The new regulations will be part of an expansion of the Privacy Act of 1974 and contain 12 new updates to DHS' previous powers with regard to data collection. The most germane of these are the following (emphasis added):
(5) expand the categories of records to include the following: country of nationality; country of residence; the USCIS Online Account Number; social media handles, aliases, associated identifiable information, and search results; and the Department of Justice (DOJ), Executive Office for Immigration Review and Board of Immigration Appeals proceedings information
(11) update record source categories to include publicly available information obtained from the internet, public records, public institutions, interviewees, commercial data providers, and information obtained and disclosed pursuant to information sharing agreements;
While vetting social media accounts is not an entirely new policy and the government had recently instituted similar policies for applicants looking to obtain a visa to the United States, this change is far more broad in its scope. This is because it would also include individuals who currently live in the country and, as mentioned above, green card holders and naturalised citizens.
The change would also result in the collection of social media information for non-immigrants who communicate with immigrants on these platforms via, for example, instant messaging, as those conversations would be subject to surveillance. As Adam Schwartz of the Electronic Frontier Foundation points out to Buzzfeed, this could raise concerns of self-censorship for US-born citizens related to, or in communication with, an immigrant.
The manner of collecting such data is also not clearly defined by the policy, as the aforementioned 'information sharing agreements' are not spelt out. These could refer to agreements with the surveillance arms of other governments or to tech companies like Facebook and Google or internet service providers. It's also unclear if the data obtained will only encompass publicly available information on social media platforms or whether the DHS will be empowered to collect data not publicly available, such as an individual's search history on Google.

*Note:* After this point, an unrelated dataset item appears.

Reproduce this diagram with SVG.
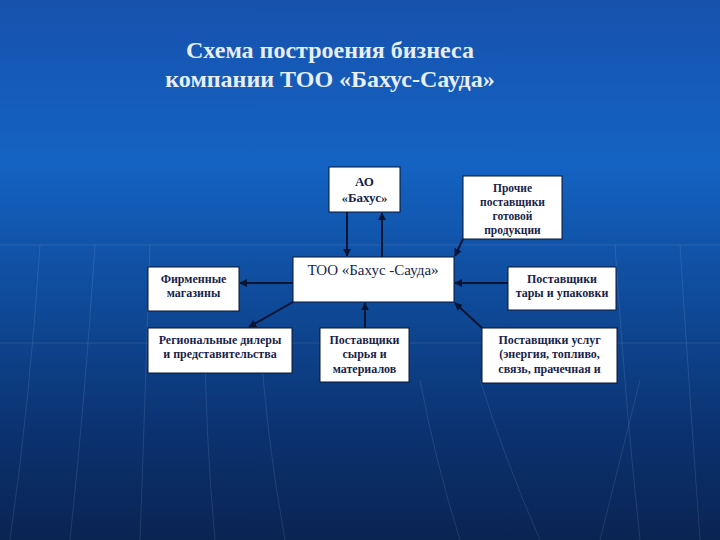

The change in policy has raised concerns from privacy and human rights groups, both over the possibility of discrimination against groups with specific political or religious affiliations as a result of such data collection and the efficacy of such measures in stopping threats of terror. The possible impact to free speech for the affected individuals, alongside the increase in costs as a result of implementing the policy, have also been cited by critics as arguments against it.